SC10 If the June edition of the bi-annual ranking of the Top 500 supercomputers in the world represented the dawning of the GPU co-processor as a key component in high performance computing, then the November list is breakfast time. The super centers of the world are smacking their lips for some flop-jacks with OpenCL syrup and some x64 bacon on the side.
China has the most voracious appetite for GPU co-processors, and as expected two weeks ago when the Tianhe-1A super was booted up for the first time, this hybrid CPU-GPU machine installed at the National Supercomputer Center in Tianjin has taken the top spot on the Top 500 list with a comfortable margin. Tianhe-1A's final rating on the Linpack Fortran matrix math benchmark test is 4.7 petaflops of peak theoretical performance spread across its CPUs and GPUs (with about about 70 per cent of that coming from the GPUs) and 2.56 petaflops of sustained performance on the Linpack test.

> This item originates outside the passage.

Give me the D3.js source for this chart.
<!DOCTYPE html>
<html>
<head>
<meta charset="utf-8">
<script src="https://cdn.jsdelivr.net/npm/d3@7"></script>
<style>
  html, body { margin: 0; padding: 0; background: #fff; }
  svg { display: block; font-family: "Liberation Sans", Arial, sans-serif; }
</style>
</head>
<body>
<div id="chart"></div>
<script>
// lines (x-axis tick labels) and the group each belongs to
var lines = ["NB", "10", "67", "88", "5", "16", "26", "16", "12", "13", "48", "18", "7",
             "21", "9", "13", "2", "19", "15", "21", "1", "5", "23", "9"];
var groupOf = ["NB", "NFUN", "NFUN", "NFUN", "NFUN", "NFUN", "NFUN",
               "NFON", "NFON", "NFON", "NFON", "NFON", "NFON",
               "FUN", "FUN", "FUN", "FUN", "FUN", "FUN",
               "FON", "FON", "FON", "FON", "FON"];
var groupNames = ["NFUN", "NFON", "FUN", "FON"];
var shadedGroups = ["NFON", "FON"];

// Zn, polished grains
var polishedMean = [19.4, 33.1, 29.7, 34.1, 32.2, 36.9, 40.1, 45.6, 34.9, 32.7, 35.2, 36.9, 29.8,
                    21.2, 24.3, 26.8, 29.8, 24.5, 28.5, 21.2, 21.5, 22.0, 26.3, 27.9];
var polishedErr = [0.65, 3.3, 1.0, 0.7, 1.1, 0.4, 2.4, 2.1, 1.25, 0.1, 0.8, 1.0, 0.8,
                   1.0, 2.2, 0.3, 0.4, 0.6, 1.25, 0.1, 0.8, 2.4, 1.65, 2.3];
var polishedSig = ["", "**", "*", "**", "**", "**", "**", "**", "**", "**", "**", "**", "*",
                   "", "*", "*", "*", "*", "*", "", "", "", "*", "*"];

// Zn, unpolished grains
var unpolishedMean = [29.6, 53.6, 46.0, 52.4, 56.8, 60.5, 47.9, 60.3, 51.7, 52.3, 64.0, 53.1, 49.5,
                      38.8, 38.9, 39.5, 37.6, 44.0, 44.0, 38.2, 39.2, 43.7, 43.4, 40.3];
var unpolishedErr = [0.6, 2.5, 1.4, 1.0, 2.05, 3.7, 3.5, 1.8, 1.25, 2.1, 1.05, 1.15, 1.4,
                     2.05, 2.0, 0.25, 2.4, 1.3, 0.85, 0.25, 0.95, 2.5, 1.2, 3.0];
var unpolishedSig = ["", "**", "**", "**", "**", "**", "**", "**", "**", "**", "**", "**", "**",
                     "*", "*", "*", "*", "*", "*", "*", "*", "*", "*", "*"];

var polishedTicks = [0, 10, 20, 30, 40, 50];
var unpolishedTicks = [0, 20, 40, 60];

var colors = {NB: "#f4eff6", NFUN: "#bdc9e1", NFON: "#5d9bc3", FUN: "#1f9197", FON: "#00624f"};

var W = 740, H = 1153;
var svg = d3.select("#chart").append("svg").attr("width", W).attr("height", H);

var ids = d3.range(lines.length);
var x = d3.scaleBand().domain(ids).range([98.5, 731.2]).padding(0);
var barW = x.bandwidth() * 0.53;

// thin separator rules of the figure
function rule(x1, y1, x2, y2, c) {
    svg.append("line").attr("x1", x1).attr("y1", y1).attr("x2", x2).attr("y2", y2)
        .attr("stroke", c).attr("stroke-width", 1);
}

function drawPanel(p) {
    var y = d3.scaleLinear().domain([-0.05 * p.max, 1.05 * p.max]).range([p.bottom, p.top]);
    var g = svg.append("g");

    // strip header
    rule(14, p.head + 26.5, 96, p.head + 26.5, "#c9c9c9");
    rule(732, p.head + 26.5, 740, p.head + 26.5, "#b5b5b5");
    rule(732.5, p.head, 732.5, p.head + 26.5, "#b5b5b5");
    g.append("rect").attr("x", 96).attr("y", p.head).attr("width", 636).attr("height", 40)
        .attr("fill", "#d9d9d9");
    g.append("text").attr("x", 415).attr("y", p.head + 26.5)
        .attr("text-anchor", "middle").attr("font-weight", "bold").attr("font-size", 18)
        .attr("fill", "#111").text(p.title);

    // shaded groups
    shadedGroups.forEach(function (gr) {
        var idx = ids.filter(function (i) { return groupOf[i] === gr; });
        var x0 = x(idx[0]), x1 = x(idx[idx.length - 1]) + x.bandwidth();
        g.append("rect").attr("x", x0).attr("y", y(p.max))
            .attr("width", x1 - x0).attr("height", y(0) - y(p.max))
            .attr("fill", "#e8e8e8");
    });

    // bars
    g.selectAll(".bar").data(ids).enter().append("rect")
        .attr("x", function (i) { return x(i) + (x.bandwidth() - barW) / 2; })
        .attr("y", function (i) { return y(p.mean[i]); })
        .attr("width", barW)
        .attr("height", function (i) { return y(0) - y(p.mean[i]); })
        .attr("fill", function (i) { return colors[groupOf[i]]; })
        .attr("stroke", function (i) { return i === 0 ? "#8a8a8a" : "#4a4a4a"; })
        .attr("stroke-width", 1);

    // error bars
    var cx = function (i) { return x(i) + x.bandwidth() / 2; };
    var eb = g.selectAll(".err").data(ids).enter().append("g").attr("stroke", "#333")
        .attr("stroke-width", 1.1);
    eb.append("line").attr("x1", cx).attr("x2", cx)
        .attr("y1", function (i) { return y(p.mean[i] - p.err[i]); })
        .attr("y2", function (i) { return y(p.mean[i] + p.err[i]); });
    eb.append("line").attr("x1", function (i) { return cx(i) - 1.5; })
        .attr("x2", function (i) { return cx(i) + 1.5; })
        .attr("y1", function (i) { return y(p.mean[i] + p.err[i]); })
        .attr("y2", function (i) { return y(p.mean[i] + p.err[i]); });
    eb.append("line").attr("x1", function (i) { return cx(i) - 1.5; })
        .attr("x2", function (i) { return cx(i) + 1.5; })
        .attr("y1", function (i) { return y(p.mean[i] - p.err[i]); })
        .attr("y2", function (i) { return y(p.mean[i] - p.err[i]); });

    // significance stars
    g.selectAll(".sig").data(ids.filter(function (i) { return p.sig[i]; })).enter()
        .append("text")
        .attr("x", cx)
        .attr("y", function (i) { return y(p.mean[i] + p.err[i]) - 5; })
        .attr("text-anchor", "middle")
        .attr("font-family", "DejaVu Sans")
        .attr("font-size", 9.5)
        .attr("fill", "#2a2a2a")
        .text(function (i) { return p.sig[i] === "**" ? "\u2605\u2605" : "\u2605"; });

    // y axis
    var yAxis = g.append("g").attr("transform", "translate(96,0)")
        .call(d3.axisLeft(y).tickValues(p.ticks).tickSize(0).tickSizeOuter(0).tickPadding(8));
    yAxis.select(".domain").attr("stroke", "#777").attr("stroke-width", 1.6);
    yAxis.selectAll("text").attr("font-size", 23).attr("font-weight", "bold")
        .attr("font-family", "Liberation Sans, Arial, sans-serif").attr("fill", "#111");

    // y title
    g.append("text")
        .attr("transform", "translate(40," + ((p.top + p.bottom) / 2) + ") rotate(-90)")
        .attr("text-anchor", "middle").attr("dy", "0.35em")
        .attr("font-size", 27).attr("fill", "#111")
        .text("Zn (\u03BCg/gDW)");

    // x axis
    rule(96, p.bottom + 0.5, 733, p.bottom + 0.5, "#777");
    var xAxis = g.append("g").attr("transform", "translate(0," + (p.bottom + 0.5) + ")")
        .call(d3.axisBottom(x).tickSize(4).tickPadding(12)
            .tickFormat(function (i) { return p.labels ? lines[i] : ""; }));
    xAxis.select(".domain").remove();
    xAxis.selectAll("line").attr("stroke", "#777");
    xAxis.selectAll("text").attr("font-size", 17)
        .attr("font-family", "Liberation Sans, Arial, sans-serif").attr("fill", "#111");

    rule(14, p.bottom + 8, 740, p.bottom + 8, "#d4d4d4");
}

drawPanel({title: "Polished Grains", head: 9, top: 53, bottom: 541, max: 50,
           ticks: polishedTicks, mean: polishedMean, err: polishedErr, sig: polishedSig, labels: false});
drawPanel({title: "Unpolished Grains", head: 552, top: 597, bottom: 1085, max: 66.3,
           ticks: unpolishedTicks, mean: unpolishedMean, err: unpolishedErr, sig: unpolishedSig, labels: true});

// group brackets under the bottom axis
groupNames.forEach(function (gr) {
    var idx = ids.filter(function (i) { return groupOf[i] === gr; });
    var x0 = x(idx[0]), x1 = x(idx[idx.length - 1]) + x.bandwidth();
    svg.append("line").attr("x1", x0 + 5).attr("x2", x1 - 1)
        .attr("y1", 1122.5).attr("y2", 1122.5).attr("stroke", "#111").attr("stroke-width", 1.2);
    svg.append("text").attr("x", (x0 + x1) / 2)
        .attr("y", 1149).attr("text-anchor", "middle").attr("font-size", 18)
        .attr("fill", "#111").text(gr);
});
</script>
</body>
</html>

The Tianhe-1A machine is comprised of 7,168 servers, each equipped with two sockets using Intel's X5670 processors running at 2.93 GHz and one Nvidia Tesla M2050 fanless GPU co-processor. The resulting machine spans 112 racks, and it would make a hell of a box on which to play Crysis.

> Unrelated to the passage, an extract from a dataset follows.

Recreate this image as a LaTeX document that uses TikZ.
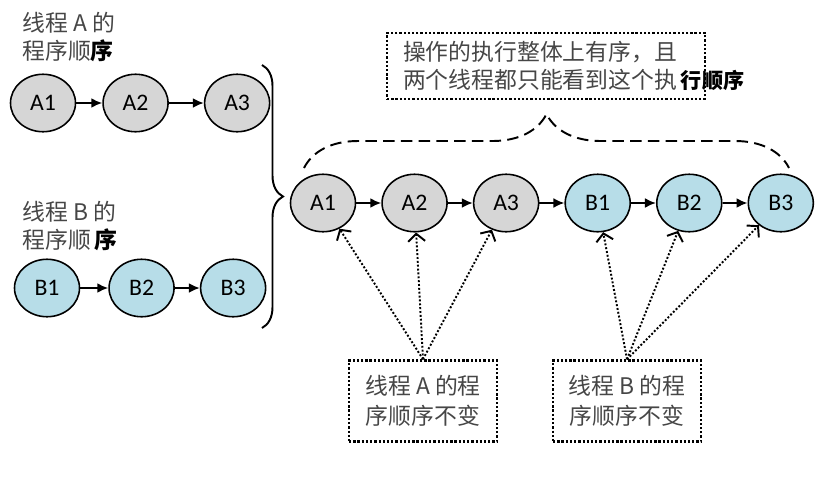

While 47 per cent of the floating-point oomph in Tianhe-1A disappears into the void where all missed clock cycles go (it's also where missing socks from the dryer cavort), the GPU's flops are relatively inexpensive and the overall machine should offer excellent bang for the buck - provided workloads can scale across the ceepie-geepie of course. The Tianhe-1A super uses a proprietary interconnect called Arch, which was developed by the Chinese government. The Arch switch links the server nodes together using optical-electric cables in a hybrid fat tree configuration and has a bi-directional bandwidth of 160 Gb/sec, a latency for a node hop of 1.57 microseconds, and an aggregate bandwidth of more than 61 Tb/sec.
The Tianhe-1A GPU-GPU hybrid super
This is not the first ceepie-geepie machine that the National Supercomputer Center has put together. A year ago, the Tianhe-1 machine broke onto the Top 500 list using Intel Xeon chips and Advanced Micro Devices Radeon HD 4870 GPUs (no Tesla GPUs, but actual graphics cards). This initial "Milky Way" box (that's what "Tianhe" translates to in English) had 71,680 cores and had a peak theoretical performance of 1.2 petaflops and a sustained performance of 563.1 teraflops. The efficiency of this cluster was 53 per cent, sustained over peak performance.